Selama ini, Thailand telah menjadi produsen mobil terbesar di Asia Tenggara dengan volume produksi per tahun sekitar 2 juta unit dibandingkan Indonesia dengan jumlah sekitar 1,1 juta unit di tahun 2015.
Indonesia belum mampu mengimbangi Thailand dalam membangun pasar ekspor. Indonesia mengekspor hanya 23 persen dari produksi domestiknya di tahun 2015, sementara Thailand mampu mengekspor hingga 55 persen.
Di tahun 2015, kesenjangan produksi antara dua negara adalah sekitar 810.000 unit, namun pada tahun 2020, selisihnya diperkirakan mengecil menjadi hanya 465.000 unit.
Agar Indonesia dapat menggantikan Thailand sebagai pusat produksi mobil nomor satu di ASEAN, kesenjangan tersebut harus dapat diatasi melalui berbagai kombinasi solusi, jelas Marcus.

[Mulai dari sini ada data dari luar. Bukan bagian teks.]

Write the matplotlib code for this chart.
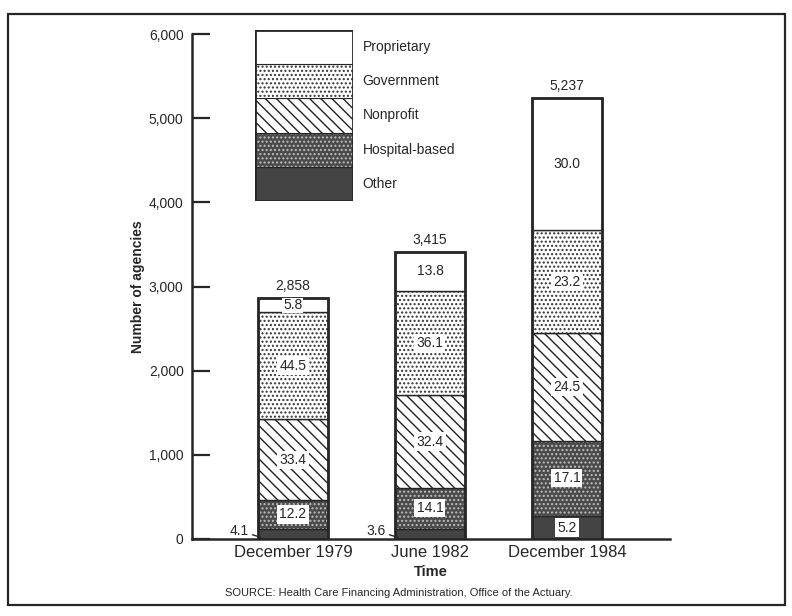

Solusinya berupa peningkatan utilitasi pabrik. Di tahun 2015, Indonesia memiliki kapasitas produksi terpasang hingga 2 juta unit kendaraan, namun hanya sekitar 62 persen yang dimanfaatkan. Selain juga dapat melakukan peningkatan investasi lanjutan hingga 2,6 miliar dolar AS untuk pembuatan pabrik baru atau untuk peningkatan kapasitas pabrik, dengan asumsi tingkat utilisasi tetap sama.
Laporan Ipsos terbaru menekankan meskipun kesuksesan ekspor saat ini belum signifikan, Indonesia memiliki potensi pertumbuhan domestik yang luar biasa. Hal ini dapat mendorong para investor untuk mengharapkan pertumbuhan penjualan yang solid jika mereka mampu mendapatkan posisi yang tepat di pasar.
Douglas Cassidy, Direktur Ipsos Business Consulting Indonesia, menyampaikan pemain otomotif global yang belum memiliki basis produksi yang signifikan di Indonesia akan semakin mempertanyakan apakah mereka telah diposisikan dengan tepat untuk memperoleh pangsa pasar di ASEAN yang jumlah penduduknya telah mencapai lebih dari 600 juta jiwa.
Selain itu apakah mereka dapat mempertahankan pangsa pasar yang sudah ada karena perusahaan lain akan berekspansi ke Indonesia dan Asia secara umum, ujar dia.
Chukiat Wongtaveerat, Manajer Konsultasi Senior Ipsos Bangkok setuju dengan analisa Cassidy mengenai situasi pasar saat ini namun menilai bahwa Thailand masih dapat melindungi industri otomotifnya.
Wongtaveerat mencatat bahwa beberapa produsen otomotif ternama telah mengumumkan strategi untuk keluar dari pasar Indonesia, terutama Ford Motor Company dan General Motors.
Ia mengatakan bahwa pemain terkemuka lainnya, seperti Volkswagen, Hyundai dan Mazda belum mampu mengomunikasikan strategi yang jelas untuk mengamankan pangsa pasar yang kuat dan menguntungkan di kedua negara tersebut. khususnya terkait dengan Indonesia, yang membutuhkan regulasi yang stabil dan pembangunan infrastruktur pendukung otomotif yang berkelanjutan dalam menghadapi penurunan angka penjualan saat ini.
“Begitu hal ini terjadi, kita akan melihat ‘efek domino’, dengan beberapa OEM lain yang belum memiliki basis produksi di tanah air untuk membangun pabrik dan melakukan ekspansi agresif pada jaringan diler mereka,” kata Wongtaveerat.
Di sisi lain, iklim usaha di Indonesia saat ini tidak terlalu menguntungkan pemain industri otomotif. Menurut indeks ‘ease of doing businesss’ oleh Bank Dunia, Indonesia berada di posisi 109 dari 198 negara, sementara Thailand ada di posisi 49.
Namun pemerintah Indonesia telah menargetkan kenaikan ke posisi 40 pada tahun 2018. Perbaikan signifikan yang sedemikian rupa, jika ingin dicapai, jelas membutuhkan fokus terus menerus dari pembuat kebijakan.
Scherer mencatat perkembangan yang ada saat ini menunjukkan tren positif seperti kelonggaran aturan kepemilikan asing di daftar negative investasi dan prosedur aplikasi perizinan yang disederhanakan.